So much for “no desire to develop.”
Weeks after announcing the sale of a 2.4-acre eastern Queens development site to… himself, MDG Real Estate’s David Marx has filed plans for what would be the borough’s tallest building outside of Long Island City.
Plans prefiled with the Department of Buildings on Tuesday call for a 400-foot-tall structure consisting of “two residential towers, 37 stories each” with four floors of underground parking. The 717,000-square-foot complex with an address of 71-12 Park Avenue will include 488 apartments.
Marx did not respond to a request for comment.
MDG’s Israeli bondholders voted in May to approve an “exceptional” transaction in which the firm’s British Virgin Islands-registered bond-issuing holding company would sell two parcels of vacant land to Marx himself.
Series B bondholders approved the deal with 79.51 percent of votes cast in favor, while Series C bondholders approved it with 96.12 percent of the vote, according to Tel Aviv Stock Exchange filings.
On Aug. 4, MDG announced that the sale had been completed, but New York City property records do not yet show any transfer of real property.
The new plans represent a stark contrast to MDG’s disclosures from earlier this year, according to which the “owner and the board of directors have no desire to develop said real estate at this time” due to a lack of “the economic capacity to develop real estate of this order of magnitude.”
This latest twist aside, the firm’s plans for the site have varied greatly over the years.
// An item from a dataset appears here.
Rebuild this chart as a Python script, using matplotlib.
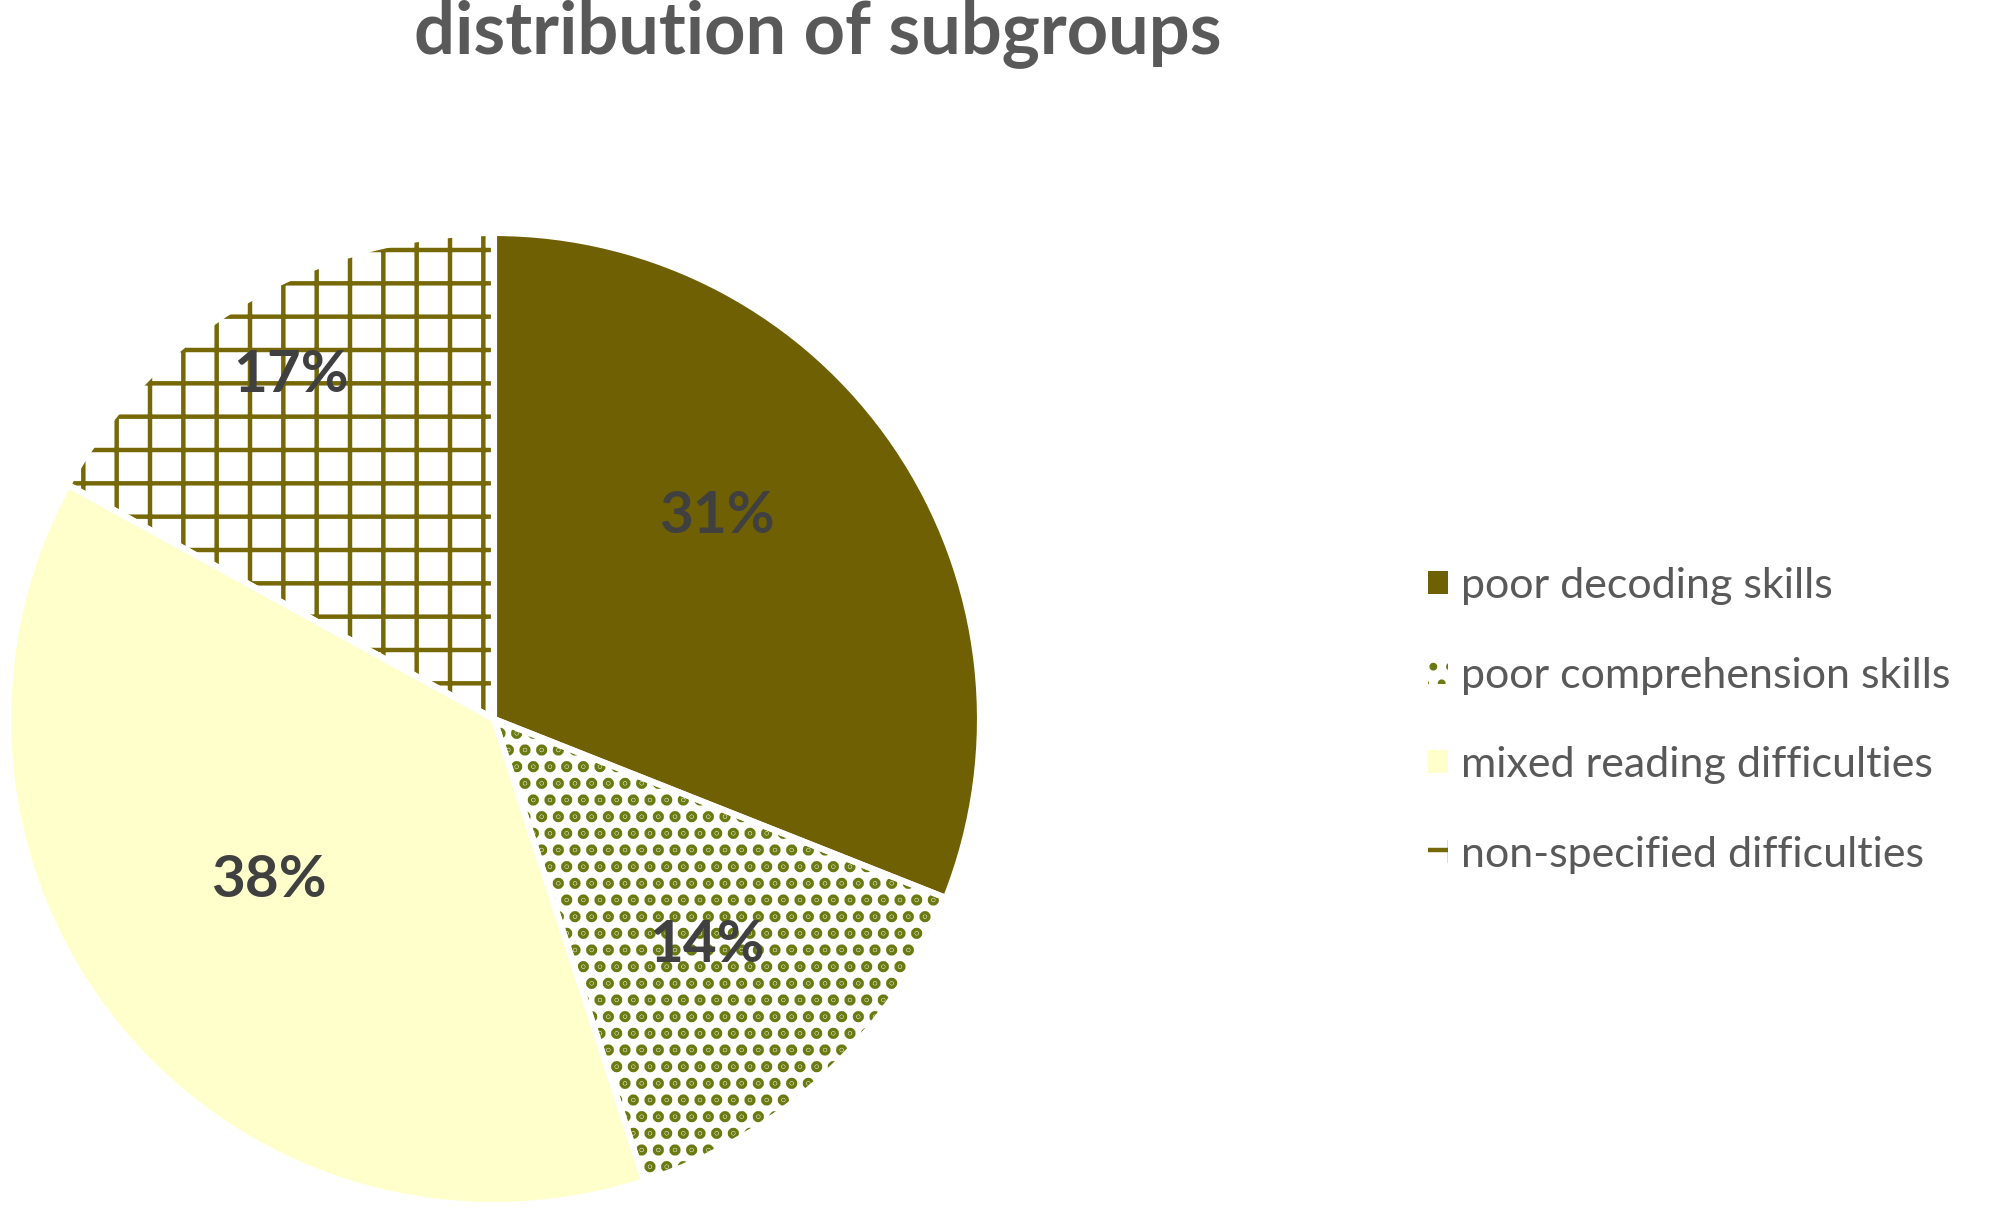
import matplotlib.pyplot as plt
import numpy as np

# subgroup shares (percent), clockwise from 12 o'clock
subgroups = ['poor decoding skills', 'poor comprehension skills',
             'mixed reading difficulties', 'non-specified difficulties']
shares = [31, 14, 38, 17]

face_colors = ['#6F6004', 'white', '#FFFFCC', 'white']
hatch_colors = ['#6F6004', '#6A7A10', '#FFFFCC', '#776807']
hatches = [None, '..', None, '+']
hatch_widths = [1, 2.8, 1, 1.6]
label_dist = [0.62, 0.64, 0.57, 0.82]
label_shift = [8, 0, -4, 0]   # degrees, nudges like Excel's best fit

plt.rcParams['font.family'] = ['Lato', 'DejaVu Sans']
plt.rcParams['hatch.linewidth'] = 1.6

fig = plt.figure(figsize=(9.975, 6.11), dpi=200)
W, H = 1995, 1222
cx, cy, r = 494, 719, 486
ax = fig.add_axes([(cx - r) / W, (H - cy - r) / H, 2 * r / W, 2 * r / H])

wedges, _ = ax.pie(shares, colors=face_colors, startangle=90, counterclock=False,
                   radius=1, wedgeprops=dict(linewidth=0))
for w, h, hc, hw in zip(wedges, hatches, hatch_colors, hatch_widths):
    w.set_edgecolor(hc)
    if h:
        w.set_hatch(h)
        if hasattr(w, 'set_hatch_linewidth'):
            w.set_hatch_linewidth(hw)

# white separators on top
ax.pie(shares, colors=['none'] * 4, startangle=90, counterclock=False, radius=1,
       wedgeprops=dict(linewidth=2.2, edgecolor='white', fill=False))

for w, s, d, sh in zip(wedges, shares, label_dist, label_shift):
    ang = np.deg2rad((w.theta1 + w.theta2) / 2 + sh)
    ax.text(d * np.cos(ang), d * np.sin(ang), f'{s}%', ha='center', va='center',
            fontsize=21, fontweight='bold', color='#404040')

ax.set_xlim(-1, 1)
ax.set_ylim(-1, 1)
ax.axis('off')

fig.text(818 / W, 1 - 34 / H, 'distribution of subgroups', ha='center', va='center',
         fontsize=26, fontweight='bold', color='#595959')

leg = fig.legend(wedges, subgroups, loc='center left', bbox_to_anchor=(0.716, 0.4105),
                 frameon=False, fontsize=15.5, handlelength=0.45, handleheight=0.45,
                 handletextpad=0.3, labelspacing=1.2, borderpad=0, borderaxespad=0)
for t in leg.get_texts():
    t.set_color('#595959')

fig.savefig('out.png', dpi=200)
In 2012, MDG received special permits allowing it to build an eight-story, 165,990-square-foot nursing home with 298 beds on the western half of the site facing Parsons Boulevard, pending a hazardous material inspection. City property records indicate that those special permits have since lapsed.
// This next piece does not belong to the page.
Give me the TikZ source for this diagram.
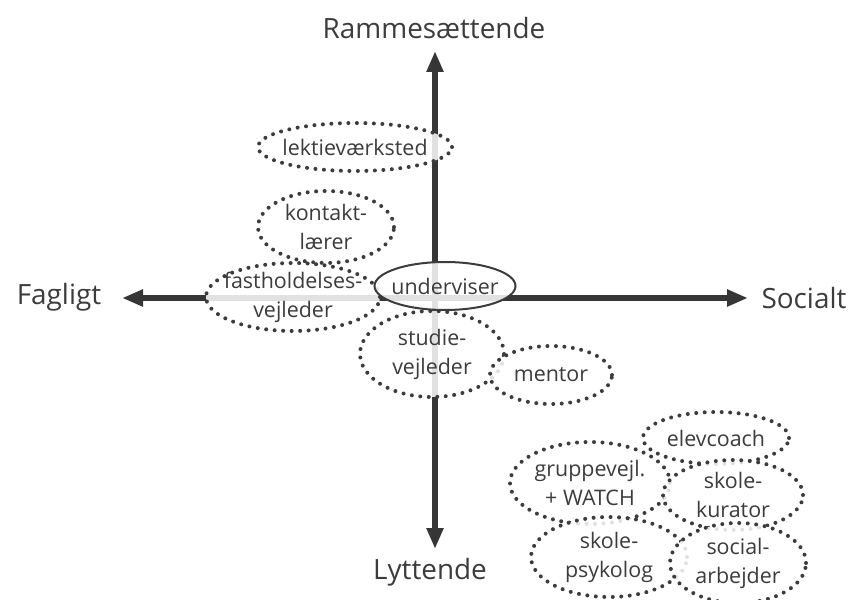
\documentclass[tikz,border=0pt]{standalone}
\usepackage{fontspec}
\setmainfont{Open Sans}
\usetikzlibrary{arrows.meta,shapes.geometric}
\definecolor{axisgray}{HTML}{363636}
\definecolor{txtgray}{HTML}{3C3C3C}
\begin{document}
\begin{tikzpicture}[x=1bp,y=-1bp,
  axis/.style={line width=6bp, color=axisgray, -{Triangle[length=21bp,width=16bp]}},
  axlabel/.style={font=\fontsize{28}{32}\selectfont, text=txtgray, inner sep=0},
  rolelabel/.style={text=txtgray, text opacity=1, inner sep=0, align=center,
     font=\fontsize{21.5}{29}\selectfont},
  role/.style={ellipse, draw=txtgray, line width=4bp, dash pattern=on 0bp off 8.5bp, line cap=round,
     fill=white, fill opacity=0.85, inner sep=0, label={[rolelabel]center:{#1}}},
  solidrole/.style={role=#1, solid, line width=2bp, line cap=butt}]
\useasboundingbox (0,0) rectangle (851,600);
\coordinate (O) at (435,298);
\coordinate (T) at (435,51);
\coordinate (B) at (435,549);
\coordinate (L) at (122,298);
\coordinate (R) at (748,298);
\draw[axis] (O) -- (T);
\draw[axis] (O) -- (B);
\draw[axis] (O) -- (L);
\draw[axis] (O) -- (R);
\node[axlabel] (top) at (434,28) {Rammesættende};
\node[axlabel] (left) at (59,297) {Fagligt};
\node[axlabel] (right) at (804,298) {Socialt};
\node[axlabel] (bottom) at (430,572) {Lyttende};
% roles
\node[role={lektieværksted}, minimum width=194bp, minimum height=48bp] (lek) at (355,147) {};
\node[role={kontakt-\\lærer}, minimum width=136bp, minimum height=72bp] (kon) at (326,227) {};
\node[role={fastholdelses-\\vejleder}, minimum width=174bp, minimum height=68bp] (fas) at (293,297) {};
\node[role={studie-\\vejleder}, minimum width=144bp, minimum height=86bp] (stu) at (432,354) {};
\node[solidrole={underviser}, minimum width=141bp, minimum height=48bp] (und) at (445,286) {};
\node[role={mentor}, minimum width=122bp, minimum height=58bp] (men) at (551,375) {};
\node[role={elevcoach}, minimum width=146bp, minimum height=52bp] (elc) at (716,438) {};
\node[role={gruppevejl.\\+ WATCH}, minimum width=160bp, minimum height=82bp] (gru) at (590,483) {};
\node[role={skole-\\kurator}, minimum width=140bp, minimum height=70bp] (kur) at (733,495) {};
\node[role={skole-\\psykolog}, minimum width=156bp, minimum height=80bp] (psy) at (609,557) {};
\node[role={social-\\arbejder}, minimum width=136bp, minimum height=80bp] (soc) at (738,563) {};
\end{tikzpicture}
\end{document}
More recently, Tel Aviv Stock Exchange disclosures from 2017 say that the firm was considering a 258,000-square foot, 250-unit rental building on the western half and a nursing home on the eastern half facing Park Avenue.
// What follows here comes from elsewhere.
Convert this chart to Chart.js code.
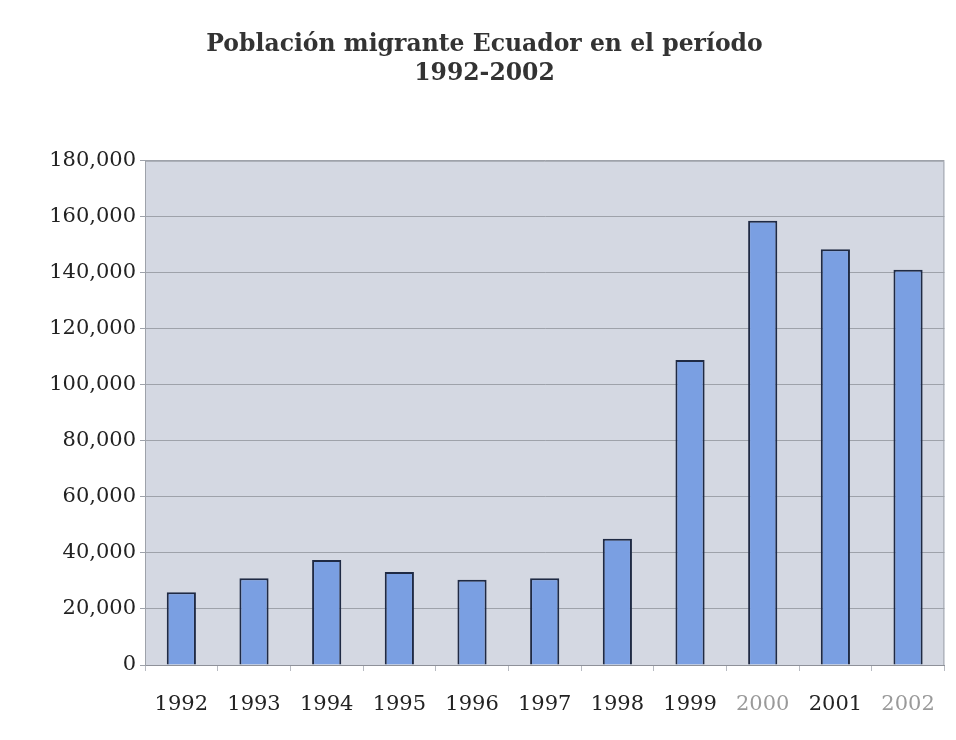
<!DOCTYPE html>
<html lang="es">
<head>
<meta charset="UTF-8">
<title>Población migrante Ecuador 1992-2002</title>
<script src="https://cdn.jsdelivr.net/npm/chart.js@4.4.0/dist/chart.umd.min.js"></script>
<style>
    body { margin: 0; background: #ffffff; }
    .chart-container { position: relative; width: 956px; height: 740px; }
</style>
</head>
<body>
<div class="chart-container">
    <canvas id="migrantChart" width="956" height="740"></canvas>
</div>
<script>
    // Years and number of emigrants per year
    const years = ['1992', '1993', '1994', '1995', '1996', '1997', '1998', '1999', '2000', '2001', '2002'];
    const migrants = [26000, 31000, 37500, 33200, 30400, 31000, 45100, 108900, 158600, 148400, 141100];
    const yearColors = ['#222', '#222', '#222', '#222', '#222', '#222', '#222', '#222', '#9a9a9a', '#222', '#9a9a9a'];

    const titleLines = ['Población migrante Ecuador en el período', '1992-2002'];

    // Grey-blue fill behind the plot area
    const plotBackground = {
        id: 'plotBackground',
        beforeDraw(chart) {
            const { ctx, chartArea: a } = chart;
            ctx.save();
            ctx.fillStyle = '#d4d8e2';
            ctx.fillRect(a.left, a.top, a.right - a.left, a.bottom - a.top);
            ctx.restore();
        },
        afterDatasetsDraw(chart) {
            const { ctx, chartArea: a } = chart;
            ctx.save();
            ctx.strokeStyle = '#9ea2aa';
            ctx.lineWidth = 1;
            ctx.beginPath();
            ctx.moveTo(a.left, a.top + 0.5);
            ctx.lineTo(a.right - 0.5, a.top + 0.5);
            ctx.lineTo(a.right - 0.5, a.bottom);
            ctx.stroke();
            ctx.restore();
        }
    };

    new Chart(document.getElementById('migrantChart'), {
        type: 'bar',
        data: {
            labels: years,
            datasets: [{
                data: migrants,
                backgroundColor: '#7a9fe2',
                borderColor: '#1f2a44',
                borderWidth: 2,
                barPercentage: 0.55,
                categoryPercentage: 0.73
            }]
        },
        options: {
            responsive: false,
            animation: false,
            layout: { padding: { left: 18, right: 5, top: 0, bottom: 15 } },
            plugins: {
                legend: { display: false },
                tooltip: { enabled: false },
                title: {
                    display: true,
                    text: titleLines,
                    color: '#333',
                    font: { family: 'DejaVu Serif', size: 23.5, weight: 'bold', lineHeight: 1.25 },
                    padding: { top: 30, bottom: 72 }
                }
            },
            scales: {
                x: {
                    grid: { display: true, drawOnChartArea: false, drawTicks: true, tickLength: 6, color: '#b8bbc2' },
                    border: { color: '#8e9199' },
                    ticks: {
                        color: yearColors,
                        padding: 21,
                        font: { family: 'DejaVu Serif', size: 21 }
                    },
                    afterFit(scale) { scale.height = 60; }
                },
                y: {
                    min: 0,
                    max: 180000,
                    grid: { color: '#9ea2aa', tickLength: 5 },
                    border: { color: '#9ea2aa' },
                    ticks: {
                        stepSize: 20000,
                        color: '#222',
                        padding: 4,
                        font: { family: 'DejaVu Serif', size: 21 },
                        callback: v => v.toLocaleString('en-US')
                    },
                    afterFit(scale) { scale.width = 127; }
                }
            }
        },
        plugins: [plotBackground]
    });
</script>
</body>
</html>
But last year, MDG said an architect discovered that the two parcels could potentially support more than twice as much square footage as originally believed. The firm said it decided to sell the land to Marx after it was unable to formalize those additional rights and then failed to find a buyer at a “fair price.”
According to Tel Aviv Stock Exchange filings and city property records, the $54 million Marx paid for the development site was first used to pay off a $11 million mortgage from Berkshire Bank, while the remainder was transferred to the company to fund interest and principal payments on the two bond series.